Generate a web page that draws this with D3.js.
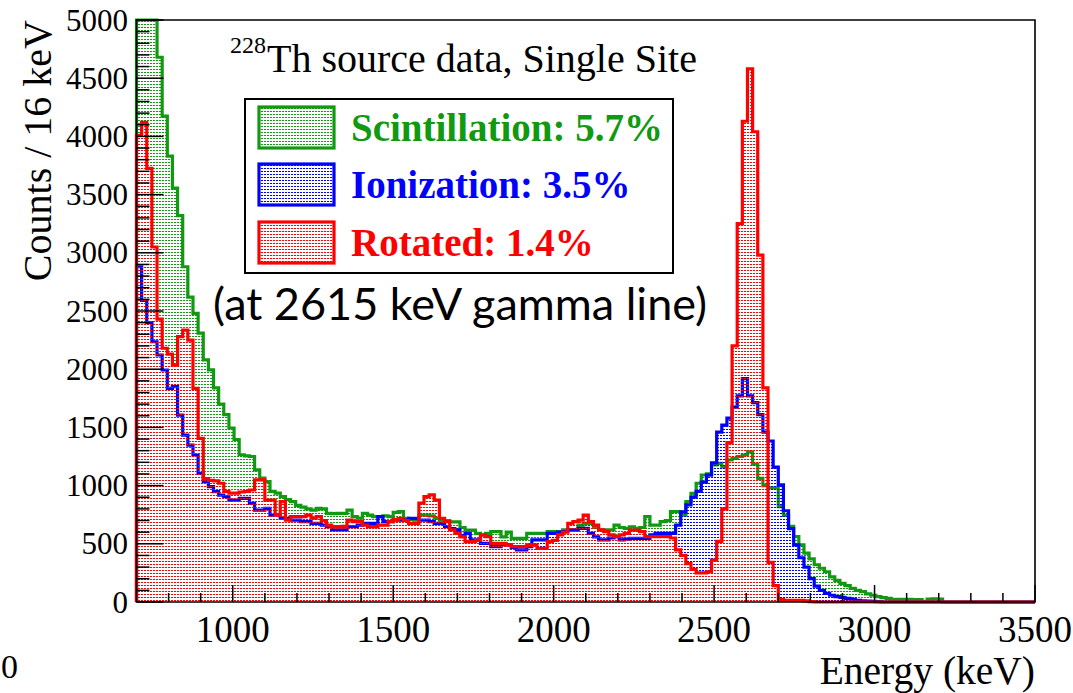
<!DOCTYPE html>
<html><head><meta charset="utf-8">
<script src="https://cdn.jsdelivr.net/npm/d3@7"></script>
<style>body{margin:0;background:#fff}</style>
</head><body>
<svg id="c" width="1073" height="693"></svg>
<script>
const binStart = 700, binWidth = 16;
const scintillation = [5000,5000,5000,5000,4680,4175,3830,3555,3320,2880,
 2620,2480,2310,2080,1995,1840,1700,1610,1495,1395,
 1265,1255,1250,1135,1065,1035,950,935,905,880,
 862,830,815,800,790,805,800,762,760,762,
 762,790,733,720,762,747,733,733,740,733,
 770,776,719,710,704,747,747,740,720,704,
 700,689,689,640,618,618,590,575,590,604,
 604,560,600,547,547,547,590,590,590,590,
 604,604,604,619,619,619,660,676,676,640,
 620,619,619,660,640,633,645,633,640,733,
 661,661,690,700,776,776,747,862,934,1020,
 1091,1100,1177,1191,1160,1220,1234,1250,1263,1290,
 1185,1062,1000,980,980,820,745,650,561,490,
 420,370,320,290,260,215,185,160,140,117,
 100,89,70,58,46,38,32,22,22,22,
 22,20,20,5,25,28,25,0,0,0,
 0,0,0,0,0,0,0,0,0,0,
 0,0,0,0,0];
const ionization = [2880,2590,2400,2236,2122,1993,1836,1850,1606,1434,
 1348,1263,1105,1034,991,948,919,905,876,876,
 890,890,848,790,790,805,747,747,719,719,
 704,704,690,690,676,676,661,647,619,619,
 619,647,647,660,676,676,676,733,690,690,
 704,704,704,719,719,704,704,690,676,676,
 647,630,619,570,590,533,533,504,504,475,
 475,490,490,470,447,447,475,533,533,533,
 590,590,600,604,619,619,633,633,590,560,
 533,533,550,561,533,540,547,547,547,547,
 576,590,590,590,590,660,775,835,900,950,
 1030,1090,1195,1460,1520,1580,1675,1770,1919,1770,
 1712,1610,1460,1383,1159,1007,784,630,490,380,
 300,200,136,100,74,58,46,40,32,25,
 15,10,8,5,3,0,0,0,0,0,
 0,0,0,0,0,0,0,0,0,0,
 0,0,0,0,0,0,0,0,0,0,
 0,0,0,0,0];
const rotated = [4010,4120,3725,3050,2430,2180,2130,2035,2280,2336,
 2250,1836,1405,1060,1045,1040,1020,950,935,935,
 945,950,962,1049,1049,876,876,750,862,704,
 733,733,733,747,720,733,700,661,647,647,
 650,704,690,690,660,647,647,661,661,690,
 710,719,700,676,676,850,905,920,876,719,
 690,620,590,560,518,518,530,576,561,504,
 504,504,490,475,475,475,490,490,461,461,
 518,530,576,600,676,690,704,747,690,660,
 620,605,576,561,576,590,618,618,605,561,
 561,561,561,561,550,447,400,330,280,250,
 250,260,360,520,800,1370,2200,3250,4130,4580,
 4040,2980,1840,340,140,20,15,15,15,15,
 10,3,0,0,0,0,0,0,0,0,
 0,0,0,0,0,0,0,0,0,0,
 0,0,0,0,0,0,0,0,0,0,
 0,0,0,0,0,0,0,0,0,0,
 0,0,0,0,0];
const xTickValues = [1000,1500,2000,2500,3000,3500];
const yTickValues = [0,500,1000,1500,2000,2500,3000,3500,4000,4500,5000];
const legendLabels = ["Scintillation: 5.7%","Ionization: 3.5%","Rotated: 1.4%"];
const titleText = "Th source data, Single Site";
const titleSup = "228";
const noteText = "(at 2615 keV gamma line)";
const xTitle = "Energy (keV)";
const yTitle = "Counts / 16 keV";

const colors = ["#119911","#0000ff","#ff0000"];
const series = [scintillation, ionization, rotated];

const svg = d3.select("#c");
const L = 136.5, R = 1035, T = 20, B = 602;
const x = d3.scaleLinear().domain([700,3500]).range([L,R]);
const y = d3.scaleLinear().domain([0,5000]).range([B,T]).clamp(true);

// dotted fill patterns (transparent background)
const defs = svg.append("defs");
colors.forEach((c,k)=>{
  const p = defs.append("pattern").attr("id","pat"+k).attr("patternUnits","userSpaceOnUse")
    .attr("width",3).attr("height",3);
  p.append("rect").attr("x",0).attr("y",0).attr("width",2).attr("height",1).attr("fill",c)
    .attr("shape-rendering","crispEdges");
});

function stepPts(vals){
  const pts = [[x(binStart), y(0)]];
  vals.forEach((v,i)=>{
    const e0 = binStart + i*binWidth, e1 = e0 + binWidth;
    pts.push([x(e0), y(v)], [x(Math.min(e1,3500)), y(v)]);
  });
  pts.push([x(3500), y(0)]);
  return pts;
}
const line = d3.line();

const g = svg.append("g");
series.forEach((vals,k)=>{
  const pts = stepPts(vals);
  g.append("path").attr("d", line(pts)+"Z").attr("fill","url(#pat"+k+")").attr("stroke","none");
  g.append("path").attr("d", line(pts)).attr("fill","none").attr("stroke",colors[k])
    .attr("stroke-width",3.2).attr("stroke-linejoin","miter");
});

// frame
svg.append("path").attr("d",`M${L},${B}L${L},${T}L${R},${T}L${R},${B}Z`)
  .attr("fill","none").attr("stroke","#000").attr("stroke-width",1.6);

// y ticks
const yMinor = d3.range(0,5001,100);
svg.append("g").selectAll("line").data(yMinor).join("line")
  .attr("x1",L).attr("x2",d=> d%500===0 ? L+27 : L+13)
  .attr("y1",d=>y(d)).attr("y2",d=>y(d)).attr("stroke","#000").attr("stroke-width",1.5);
svg.append("g").selectAll("text").data(yTickValues).join("text")
  .attr("x",128).attr("y",d=>y(d)+10.5).attr("text-anchor","end")
  .attr("font-family","Liberation Serif").attr("font-size",31).text(d=>d);

// x ticks
const xMinor = d3.range(800,3501,100);
svg.append("g").selectAll("line").data(xMinor).join("line")
  .attr("x1",d=>x(d)).attr("x2",d=>x(d)).attr("y1",B).attr("y2",d=> d%500===0 ? B-17 : B-9)
  .attr("stroke","#000").attr("stroke-width",1.5);
svg.append("g").selectAll("text").data(xTickValues).join("text")
  .attr("x",d=>x(d)).attr("y",642).attr("text-anchor","middle")
  .attr("font-family","Liberation Serif").attr("font-size",37).text(d=>d);
svg.append("text").attr("x",1).attr("y",678).attr("font-family","Liberation Serif").attr("font-size",34).text("0");

// axis titles
svg.append("text").attr("x",R).attr("y",684).attr("text-anchor","end")
  .attr("font-family","Liberation Serif").attr("font-size",39.5).text(xTitle);
svg.append("text").attr("transform","translate(51,20) rotate(-90)").attr("text-anchor","end")
  .attr("font-family","Liberation Serif").attr("font-size",40).text(yTitle);

// title
svg.append("text").attr("x",230).attr("y",53).attr("font-family","Liberation Serif").attr("font-size",24).text(titleSup);
svg.append("text").attr("x",267).attr("y",72).attr("font-family","Liberation Serif").attr("font-size",40).text(titleText);

// legend
svg.append("rect").attr("x",245).attr("y",99).attr("width",428).attr("height",174)
  .attr("fill","#fff").attr("stroke","#000").attr("stroke-width",2);
const legY = [107,164,222];
legendLabels.forEach((lab,k)=>{
  svg.append("rect").attr("x",259).attr("y",legY[k]).attr("width",75).attr("height",41)
    .attr("fill","url(#pat"+k+")").attr("stroke",colors[k]).attr("stroke-width",3.2);
  svg.append("text").attr("x",351).attr("y",legY[k]+34).attr("font-family","Liberation Serif")
    .attr("font-weight","bold").attr("font-size",39).attr("fill",colors[k]).text(lab);
});

// note
svg.append("text").attr("x",213).attr("y",320).attr("font-family","Lato").attr("font-size",44)
  .attr("textLength",494).attr("lengthAdjust","spacingAndGlyphs").attr("fill","#000").text(noteText);
</script>
</body></html>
=-=-=-=-=
## Aim of the task
Restate the listing above word for word, and skip the pictures.

## Result
Generate a web page that draws this with D3.js.
<!DOCTYPE html>
<html><head><meta charset="utf-8">
<script src="https://cdn.jsdelivr.net/npm/d3@7"></script>
<style>body{margin:0;background:#fff}</style>
</head><body>
<svg id="c" width="1073" height="693"></svg>
<script>
const binStart = 700, binWidth = 16;
const scintillation = [5000,5000,5000,5000,4680,4175,3830,3555,3320,2880,
 2620,2480,2310,2080,1995,1840,1700,1610,1495,1395,
 1265,1255,1250,1135,1065,1035,950,935,905,880,
 862,830,815,800,790,805,800,762,760,762,
 762,790,733,720,762,747,733,733,740,733,
 770,776,719,710,704,747,747,740,720,704,
 700,689,689,640,618,618,590,575,590,604,
 604,560,600,547,547,547,590,590,590,590,
 604,604,604,619,619,619,660,676,676,640,
 620,619,619,660,640,633,645,633,640,733,
 661,661,690,700,776,776,747,862,934,1020,
 1091,1100,1177,1191,1160,1220,1234,1250,1263,1290,
 1185,1062,1000,980,980,820,745,650,561,490,
 420,370,320,290,260,215,185,160,140,117,
 100,89,70,58,46,38,32,22,22,22,
 22,20,20,5,25,28,25,0,0,0,
 0,0,0,0,0,0,0,0,0,0,
 0,0,0,0,0];
const ionization = [2880,2590,2400,2236,2122,1993,1836,1850,1606,1434,
 1348,1263,1105,1034,991,948,919,905,876,876,
 890,890,848,790,790,805,747,747,719,719,
 704,704,690,690,676,676,661,647,619,619,
 619,647,647,660,676,676,676,733,690,690,
 704,704,704,719,719,704,704,690,676,676,
 647,630,619,570,590,533,533,504,504,475,
 475,490,490,470,447,447,475,533,533,533,
 590,590,600,604,619,619,633,633,590,560,
 533,533,550,561,533,540,547,547,547,547,
 576,590,590,590,590,660,775,835,900,950,
 1030,1090,1195,1460,1520,1580,1675,1770,1919,1770,
 1712,1610,1460,1383,1159,1007,784,630,490,380,
 300,200,136,100,74,58,46,40,32,25,
 15,10,8,5,3,0,0,0,0,0,
 0,0,0,0,0,0,0,0,0,0,
 0,0,0,0,0,0,0,0,0,0,
 0,0,0,0,0];
const rotated = [4010,4120,3725,3050,2430,2180,2130,2035,2280,2336,
 2250,1836,1405,1060,1045,1040,1020,950,935,935,
 945,950,962,1049,1049,876,876,750,862,704,
 733,733,733,747,720,733,700,661,647,647,
 650,704,690,690,660,647,647,661,661,690,
 710,719,700,676,676,850,905,920,876,719,
 690,620,590,560,518,518,530,576,561,504,
 504,504,490,475,475,475,490,490,461,461,
 518,530,576,600,676,690,704,747,690,660,
 620,605,576,561,576,590,618,618,605,561,
 561,561,561,561,550,447,400,330,280,250,
 250,260,360,520,800,1370,2200,3250,4130,4580,
 4040,2980,1840,340,140,20,15,15,15,15,
 10,3,0,0,0,0,0,0,0,0,
 0,0,0,0,0,0,0,0,0,0,
 0,0,0,0,0,0,0,0,0,0,
 0,0,0,0,0,0,0,0,0,0,
 0,0,0,0,0];
const xTickValues = [1000,1500,2000,2500,3000,3500];
const yTickValues = [0,500,1000,1500,2000,2500,3000,3500,4000,4500,5000];
const legendLabels = ["Scintillation: 5.7%","Ionization: 3.5%","Rotated: 1.4%"];
const titleText = "Th source data, Single Site";
const titleSup = "228";
const noteText = "(at 2615 keV gamma line)";
const xTitle = "Energy (keV)";
const yTitle = "Counts / 16 keV";

const colors = ["#119911","#0000ff","#ff0000"];
const series = [scintillation, ionization, rotated];

const svg = d3.select("#c");
const L = 136.5, R = 1035, T = 20, B = 602;
const x = d3.scaleLinear().domain([700,3500]).range([L,R]);
const y = d3.scaleLinear().domain([0,5000]).range([B,T]).clamp(true);

// dotted fill patterns (transparent background)
const defs = svg.append("defs");
colors.forEach((c,k)=>{
  const p = defs.append("pattern").attr("id","pat"+k).attr("patternUnits","userSpaceOnUse")
    .attr("width",3).attr("height",3);
  p.append("rect").attr("x",0).attr("y",0).attr("width",2).attr("height",1).attr("fill",c)
    .attr("shape-rendering","crispEdges");
});

function stepPts(vals){
  const pts = [[x(binStart), y(0)]];
  vals.forEach((v,i)=>{
    const e0 = binStart + i*binWidth, e1 = e0 + binWidth;
    pts.push([x(e0), y(v)], [x(Math.min(e1,3500)), y(v)]);
  });
  pts.push([x(3500), y(0)]);
  return pts;
}
const line = d3.line();

const g = svg.append("g");
series.forEach((vals,k)=>{
  const pts = stepPts(vals);
  g.append("path").attr("d", line(pts)+"Z").attr("fill","url(#pat"+k+")").attr("stroke","none");
  g.append("path").attr("d", line(pts)).attr("fill","none").attr("stroke",colors[k])
    .attr("stroke-width",3.2).attr("stroke-linejoin","miter");
});

// frame
svg.append("path").attr("d",`M${L},${B}L${L},${T}L${R},${T}L${R},${B}Z`)
  .attr("fill","none").attr("stroke","#000").attr("stroke-width",1.6);

// y ticks
const yMinor = d3.range(0,5001,100);
svg.append("g").selectAll("line").data(yMinor).join("line")
  .attr("x1",L).attr("x2",d=> d%500===0 ? L+27 : L+13)
  .attr("y1",d=>y(d)).attr("y2",d=>y(d)).attr("stroke","#000").attr("stroke-width",1.5);
svg.append("g").selectAll("text").data(yTickValues).join("text")
  .attr("x",128).attr("y",d=>y(d)+10.5).attr("text-anchor","end")
  .attr("font-family","Liberation Serif").attr("font-size",31).text(d=>d);

// x ticks
const xMinor = d3.range(800,3501,100);
svg.append("g").selectAll("line").data(xMinor).join("line")
  .attr("x1",d=>x(d)).attr("x2",d=>x(d)).attr("y1",B).attr("y2",d=> d%500===0 ? B-17 : B-9)
  .attr("stroke","#000").attr("stroke-width",1.5);
svg.append("g").selectAll("text").data(xTickValues).join("text")
  .attr("x",d=>x(d)).attr("y",642).attr("text-anchor","middle")
  .attr("font-family","Liberation Serif").attr("font-size",37).text(d=>d);
svg.append("text").attr("x",1).attr("y",678).attr("font-family","Liberation Serif").attr("font-size",34).text("0");

// axis titles
svg.append("text").attr("x",R).attr("y",684).attr("text-anchor","end")
  .attr("font-family","Liberation Serif").attr("font-size",39.5).text(xTitle);
svg.append("text").attr("transform","translate(51,20) rotate(-90)").attr("text-anchor","end")
  .attr("font-family","Liberation Serif").attr("font-size",40).text(yTitle);

// title
svg.append("text").attr("x",230).attr("y",53).attr("font-family","Liberation Serif").attr("font-size",24).text(titleSup);
svg.append("text").attr("x",267).attr("y",72).attr("font-family","Liberation Serif").attr("font-size",40).text(titleText);

// legend
svg.append("rect").attr("x",245).attr("y",99).attr("width",428).attr("height",174)
  .attr("fill","#fff").attr("stroke","#000").attr("stroke-width",2);
const legY = [107,164,222];
legendLabels.forEach((lab,k)=>{
  svg.append("rect").attr("x",259).attr("y",legY[k]).attr("width",75).attr("height",41)
    .attr("fill","url(#pat"+k+")").attr("stroke",colors[k]).attr("stroke-width",3.2);
  svg.append("text").attr("x",351).attr("y",legY[k]+34).attr("font-family","Liberation Serif")
    .attr("font-weight","bold").attr("font-size",39).attr("fill",colors[k]).text(lab);
});

// note
svg.append("text").attr("x",213).attr("y",320).attr("font-family","Lato").attr("font-size",44)
  .attr("textLength",494).attr("lengthAdjust","spacingAndGlyphs").attr("fill","#000").text(noteText);
</script>
</body></html>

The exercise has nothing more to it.